Begin Material provided

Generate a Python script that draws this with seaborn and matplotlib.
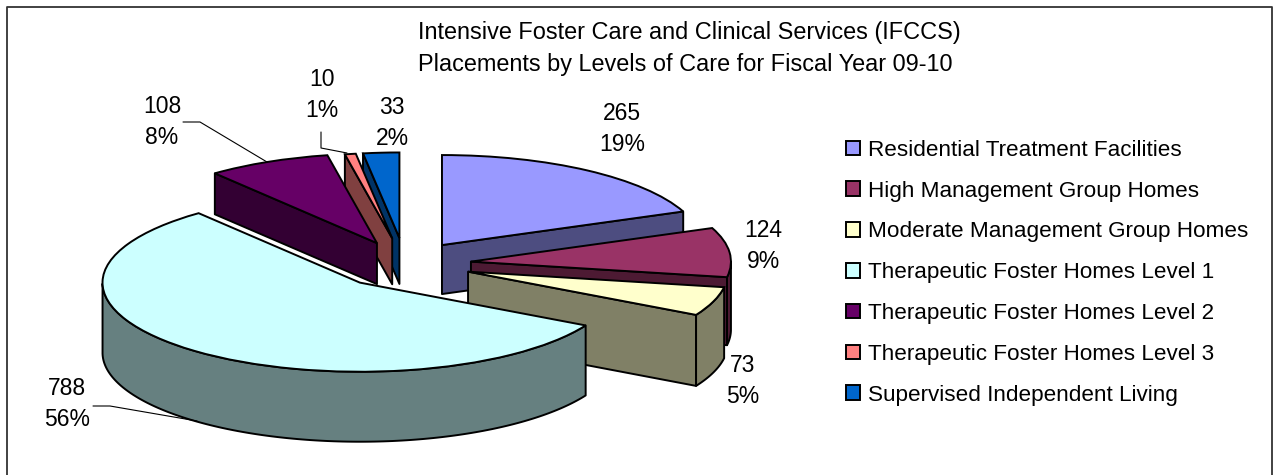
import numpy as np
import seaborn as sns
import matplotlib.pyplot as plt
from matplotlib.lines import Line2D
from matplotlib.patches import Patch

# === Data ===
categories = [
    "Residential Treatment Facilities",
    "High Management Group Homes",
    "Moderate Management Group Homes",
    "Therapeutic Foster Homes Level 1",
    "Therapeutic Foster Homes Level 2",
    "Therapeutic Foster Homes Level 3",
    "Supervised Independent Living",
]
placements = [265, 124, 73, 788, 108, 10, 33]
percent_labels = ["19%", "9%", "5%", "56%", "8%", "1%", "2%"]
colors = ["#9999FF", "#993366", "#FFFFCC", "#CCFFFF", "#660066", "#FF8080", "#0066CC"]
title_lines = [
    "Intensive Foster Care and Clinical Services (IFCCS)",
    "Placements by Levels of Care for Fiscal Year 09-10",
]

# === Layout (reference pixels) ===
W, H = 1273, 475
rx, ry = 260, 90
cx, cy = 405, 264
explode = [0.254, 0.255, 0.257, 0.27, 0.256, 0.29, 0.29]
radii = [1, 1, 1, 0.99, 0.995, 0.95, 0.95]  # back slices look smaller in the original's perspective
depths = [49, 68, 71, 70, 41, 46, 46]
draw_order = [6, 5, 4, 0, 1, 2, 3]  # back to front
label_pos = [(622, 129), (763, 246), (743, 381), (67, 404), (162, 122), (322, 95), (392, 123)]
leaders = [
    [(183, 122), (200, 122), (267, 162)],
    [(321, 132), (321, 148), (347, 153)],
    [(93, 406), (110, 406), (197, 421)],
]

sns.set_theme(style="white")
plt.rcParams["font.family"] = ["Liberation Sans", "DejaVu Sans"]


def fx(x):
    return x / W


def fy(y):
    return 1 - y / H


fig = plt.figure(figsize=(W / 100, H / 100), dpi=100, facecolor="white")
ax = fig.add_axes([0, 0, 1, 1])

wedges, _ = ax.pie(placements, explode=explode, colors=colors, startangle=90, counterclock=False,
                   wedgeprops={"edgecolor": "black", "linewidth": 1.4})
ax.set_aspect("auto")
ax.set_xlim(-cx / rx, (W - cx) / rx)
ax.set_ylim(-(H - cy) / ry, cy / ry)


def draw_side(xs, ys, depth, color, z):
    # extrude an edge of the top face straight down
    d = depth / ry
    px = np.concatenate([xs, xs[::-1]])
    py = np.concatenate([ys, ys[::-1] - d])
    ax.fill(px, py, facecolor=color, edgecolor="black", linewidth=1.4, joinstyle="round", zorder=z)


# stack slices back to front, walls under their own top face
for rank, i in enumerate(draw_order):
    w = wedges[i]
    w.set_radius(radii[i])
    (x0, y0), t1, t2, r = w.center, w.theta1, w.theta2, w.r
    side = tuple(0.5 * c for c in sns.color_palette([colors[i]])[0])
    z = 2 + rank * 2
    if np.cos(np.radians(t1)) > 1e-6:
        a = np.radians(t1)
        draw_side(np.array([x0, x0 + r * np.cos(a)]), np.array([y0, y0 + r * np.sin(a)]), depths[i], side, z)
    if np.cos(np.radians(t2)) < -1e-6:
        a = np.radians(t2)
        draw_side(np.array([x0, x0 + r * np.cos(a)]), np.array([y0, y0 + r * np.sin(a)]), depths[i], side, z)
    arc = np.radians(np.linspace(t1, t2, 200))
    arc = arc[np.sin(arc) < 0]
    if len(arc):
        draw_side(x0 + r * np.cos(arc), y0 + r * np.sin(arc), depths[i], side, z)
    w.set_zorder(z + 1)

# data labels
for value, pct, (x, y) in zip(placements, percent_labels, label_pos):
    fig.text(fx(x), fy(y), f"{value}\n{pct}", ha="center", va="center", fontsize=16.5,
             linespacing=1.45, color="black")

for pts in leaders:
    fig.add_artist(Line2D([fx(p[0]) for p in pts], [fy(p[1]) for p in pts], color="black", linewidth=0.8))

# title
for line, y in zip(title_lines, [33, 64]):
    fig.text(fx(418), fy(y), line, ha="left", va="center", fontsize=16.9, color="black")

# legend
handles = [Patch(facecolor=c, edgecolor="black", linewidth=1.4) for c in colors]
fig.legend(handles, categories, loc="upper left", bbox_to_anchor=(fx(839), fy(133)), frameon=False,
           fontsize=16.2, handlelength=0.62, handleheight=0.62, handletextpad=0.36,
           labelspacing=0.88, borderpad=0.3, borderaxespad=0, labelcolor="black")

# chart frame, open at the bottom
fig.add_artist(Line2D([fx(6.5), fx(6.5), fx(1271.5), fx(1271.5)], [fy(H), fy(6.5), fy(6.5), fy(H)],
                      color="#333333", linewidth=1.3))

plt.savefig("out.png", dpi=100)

End Material provided

* Brief: Only the lines from the top of the data through the line with "ax.set_ylim(-(H - cy) / ry, cy / ry)" should be quoted, exactly and with both ends kept; skip the pictures.

* Task output:
Generate a Python script that draws this with seaborn and matplotlib.
import numpy as np
import seaborn as sns
import matplotlib.pyplot as plt
from matplotlib.lines import Line2D
from matplotlib.patches import Patch

# === Data ===
categories = [
    "Residential Treatment Facilities",
    "High Management Group Homes",
    "Moderate Management Group Homes",
    "Therapeutic Foster Homes Level 1",
    "Therapeutic Foster Homes Level 2",
    "Therapeutic Foster Homes Level 3",
    "Supervised Independent Living",
]
placements = [265, 124, 73, 788, 108, 10, 33]
percent_labels = ["19%", "9%", "5%", "56%", "8%", "1%", "2%"]
colors = ["#9999FF", "#993366", "#FFFFCC", "#CCFFFF", "#660066", "#FF8080", "#0066CC"]
title_lines = [
    "Intensive Foster Care and Clinical Services (IFCCS)",
    "Placements by Levels of Care for Fiscal Year 09-10",
]

# === Layout (reference pixels) ===
W, H = 1273, 475
rx, ry = 260, 90
cx, cy = 405, 264
explode = [0.254, 0.255, 0.257, 0.27, 0.256, 0.29, 0.29]
radii = [1, 1, 1, 0.99, 0.995, 0.95, 0.95]  # back slices look smaller in the original's perspective
depths = [49, 68, 71, 70, 41, 46, 46]
draw_order = [6, 5, 4, 0, 1, 2, 3]  # back to front
label_pos = [(622, 129), (763, 246), (743, 381), (67, 404), (162, 122), (322, 95), (392, 123)]
leaders = [
    [(183, 122), (200, 122), (267, 162)],
    [(321, 132), (321, 148), (347, 153)],
    [(93, 406), (110, 406), (197, 421)],
]

sns.set_theme(style="white")
plt.rcParams["font.family"] = ["Liberation Sans", "DejaVu Sans"]


def fx(x):
    return x / W


def fy(y):
    return 1 - y / H


fig = plt.figure(figsize=(W / 100, H / 100), dpi=100, facecolor="white")
ax = fig.add_axes([0, 0, 1, 1])

wedges, _ = ax.pie(placements, explode=explode, colors=colors, startangle=90, counterclock=False,
                   wedgeprops={"edgecolor": "black", "linewidth": 1.4})
ax.set_aspect("auto")
ax.set_xlim(-cx / rx, (W - cx) / rx)
ax.set_ylim(-(H - cy) / ry, cy / ry)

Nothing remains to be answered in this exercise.